14. Stigler, G. J. (1971). “Theory of Economic Regulation Bell Journal of Economics and Management Science 2 (1), 3-21.
15. Lucas, R. E. (1988). “On the Mechanics of Economic-Development.” Journal of Monetary Economics 22 (1), 3-42.
16. Romer, P. M. (1986). “Increasing Returns and Long-Run Growth.” Journal of Political
Economy 94 (5), 1002-1037.
17. Hansen, L. P. (1982). “Large Sample Properties of Generalized-Method of Moments Estimators.” Econometrica 50 (4), 1029-1054.
18. Dickey, D. A. & Fuller, W.A, “Likelihood Ratio Statistics for Autoregressive Time Series with a Unit Root.” Econometrica 49 (4), 1057-72.

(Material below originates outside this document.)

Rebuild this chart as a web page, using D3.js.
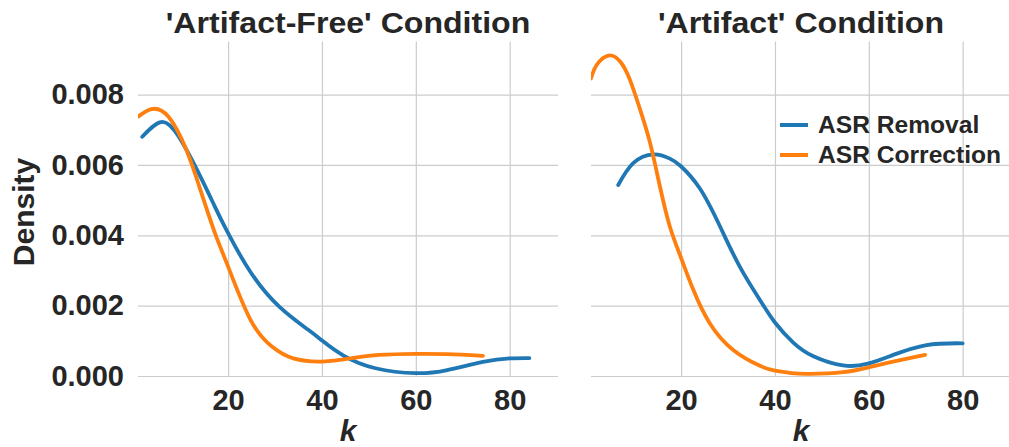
<!DOCTYPE html>
<html>
<head>
<meta charset="utf-8">
<script src="https://cdn.jsdelivr.net/npm/d3@7"></script>
<style>
  body { margin: 0; background: #fff; }
  text { font-family: "Liberation Sans", Arial, sans-serif; font-weight: bold; fill: #262626; }
</style>
</head>
<body>
<script>
// values
var kTicks = [20, 40, 60, 80];
var densityTicks = [0, 0.002, 0.004, 0.006, 0.008];
var panelTitles = ["'Artifact-Free' Condition", "'Artifact' Condition"];
var seriesNames = ["ASR Removal", "ASR Correction"];
var seriesColors = ["#1f77b4", "#ff7f0e"];

// 'Artifact-Free' panel
var freeRemovalK = [1.7, 5.7, 9.5, 14.1, 17.2, 20, 24.8, 30.9, 37, 40.1, 44.6, 51.4, 60, 66.7, 74.3, 80, 84.2];
var freeRemovalD = [0.00680, 0.00722, 0.00680, 0.00567, 0.00481, 0.00406, 0.00295, 0.00197, 0.00132, 0.00100, 0.00058, 0.00022, 0.00008, 0.00017, 0.00040, 0.00050, 0.00051];
var freeCorrK = [0.8, 3.7, 7.3, 11.1, 14.1, 17.2, 20, 24.8, 29.4, 33.9, 40.1, 46.1, 52.2, 60, 66.7, 74.3];
var freeCorrD = [0.00737, 0.00759, 0.00737, 0.00643, 0.00529, 0.00406, 0.00311, 0.00159, 0.00083, 0.00050, 0.00041, 0.00050, 0.00060, 0.00063, 0.00062, 0.00057];

// 'Artifact' panel
var artRemovalK = [6.6, 9.8, 14.1, 17.6, 19.9, 24, 28.3, 32.5, 36.8, 40, 43.9, 48.2, 54.5, 59.8, 65.2, 72.3, 80];
var artRemovalD = [0.00543, 0.00605, 0.00630, 0.00618, 0.00597, 0.00533, 0.00425, 0.00311, 0.00216, 0.00152, 0.00095, 0.00056, 0.00030, 0.00035, 0.00060, 0.00088, 0.00093];
var artCorrK = [0.8, 2.0, 4.5, 7.0, 9.1, 11.3, 13.4, 15.5, 17.6, 19.9, 22.6, 26.1, 31.1, 36.8, 40, 43.5, 47.4, 54.5, 59.8, 65.2, 72];
var artCorrD = [0.00846, 0.00884, 0.00911, 0.00894, 0.00842, 0.00756, 0.00662, 0.00538, 0.00425, 0.00339, 0.00245, 0.00150, 0.00074, 0.00029, 0.00015, 0.00008, 0.00006, 0.00011, 0.00024, 0.00041, 0.00060];

var width = 1009, height = 447;
var plotTop = 41.5, plotBottom = 376;
var panelRanges = [[138, 558], [591, 1011]];
var panelData = [
  [[freeRemovalK, freeRemovalD], [freeCorrK, freeCorrD]],
  [[artRemovalK, artRemovalD], [artCorrK, artCorrD]]
];

var svg = d3.select("body").append("svg")
  .attr("width", width)
  .attr("height", height);

svg.append("rect").attr("width", width).attr("height", height).attr("fill", "#fff");

var y = d3.scaleLinear().domain([0, 0.00951]).range([plotBottom, plotTop]);

var zip = function(ks, ds) {
  return ks.map(function(k, i) { return {k: k, d: ds[i]}; });
};

panelRanges.forEach(function(r, p) {
  var x = d3.scaleLinear().domain([0.8, 90.3]).range(r);
  var g = svg.append("g");

  // grid lines (horizontal) + y tick labels
  var yAxis = g.append("g")
    .attr("transform", "translate(" + r[0] + ",0)")
    .call(d3.axisLeft(y)
      .tickValues(densityTicks)
      .tickSize(-(r[1] - r[0]))
      .tickPadding(14)
      .tickFormat(p == 0 ? d3.format(".3f") : function() { return ""; }));
  yAxis.select(".domain").remove();

  // grid lines (vertical) + x tick labels
  var xAxis = g.append("g")
    .attr("transform", "translate(0," + plotBottom + ")")
    .call(d3.axisBottom(x)
      .tickValues(kTicks)
      .tickSize(-(plotBottom - plotTop))
      .tickPadding(13.5)
      .tickFormat(d3.format("d")));
  xAxis.select(".domain").remove();

  g.selectAll(".tick line").attr("stroke", "#cccccc").attr("stroke-width", 1.2);
  g.selectAll(".tick text")
    .style("font-family", "'Liberation Sans', Arial, sans-serif")
    .style("font-weight", "bold")
    .style("font-size", "29px")
    .attr("fill", "#262626");

  // clip to the axes box
  var clipId = "clip" + p;
  svg.append("clipPath").attr("id", clipId)
    .append("rect")
    .attr("x", r[0]).attr("y", plotTop)
    .attr("width", r[1] - r[0]).attr("height", plotBottom - plotTop + 4);

  var line = d3.line()
    .x(function(d) { return x(d.k); })
    .y(function(d) { return y(d.d); })
    .curve(d3.curveNatural);

  panelData[p].forEach(function(s, i) {
    g.append("path")
      .attr("clip-path", "url(#" + clipId + ")")
      .attr("d", line(zip(s[0], s[1])))
      .attr("fill", "none")
      .attr("stroke", seriesColors[i])
      .attr("stroke-width", 3.8)
      .attr("stroke-linecap", "round");
  });

  // title
  svg.append("text")
    .attr("transform", "translate(" + ((r[0] + r[1]) / 2) + ",33) scale(1.07,1)")
    .attr("text-anchor", "middle")
    .style("font-size", "30px")
    .text(panelTitles[p]);

  // x label
  svg.append("text")
    .attr("transform", "translate(" + ((r[0] + r[1]) / 2) + ",441)")
    .attr("text-anchor", "middle")
    .style("font-size", "30px")
    .style("font-style", "italic")
    .text("k");
});

// y label
svg.append("text")
  .attr("transform", "translate(34,212) rotate(-90)")
  .attr("text-anchor", "middle")
  .style("font-size", "30px")
  .text("Density");

// legend
var legend = svg.append("g").attr("transform", "translate(780,125)");
seriesNames.forEach(function(name, i) {
  legend.append("line")
    .attr("x1", 0).attr("x2", 28)
    .attr("y1", i * 30).attr("y2", i * 30)
    .attr("stroke", seriesColors[i])
    .attr("stroke-width", 4);
  legend.append("text")
    .attr("transform", "translate(38," + (i * 30 + 7.5) + ") scale(1.07,1)")
    .style("font-size", "23px")
    .text(name);
});
</script>
</body>
</html>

A number of these contributions fall into two categories: (1) methodological; or (2) the author already won the prize. For example, UCSD’s Hal White has the most cited contribution, which is clearly methodological — as are Dickey & Fuller (#7, #18), Johansen (#8), Cleveland (#9), Hausman (#11), and Hansen (#17). Methodological contributions tend to have very high citation counts for obvious reasons. Of course, this does not mean they are not worthy of Nobel recognition! Indeed, a quick glance at the list reveals that a number of methodological contributions have indeed earned the prize in recent years (see, e.g., Heckman, McFadden, Engle, and Granger). But if we remove methodological contributions, Nobel winners, and those who passed on without being awarded the Nobel, we are left with: Jensen & Meckling (#3), Alchian & Demsetz (#12), Romer (#16) (the ranking does not change if we use all citations for papers with > 500 cites). And of course, there are a number below the top 18 on this list that have already won as well, which may suggest that there is not much to this methodology (as does the fact that Tullock is not on the list at all).
If pressed for an answer (read: if this thing was on Tradesports), I would
put my dollar on say Fama (along with some combination of Thaler and French) by a nose over Bhagwati/Dixit (possibly with Krugman). But I’ll be crossing my fingers for any Patriots or Bruins to get a piece of the Prize. Anyway, get your guesses on the record in the comments section before Monday morning!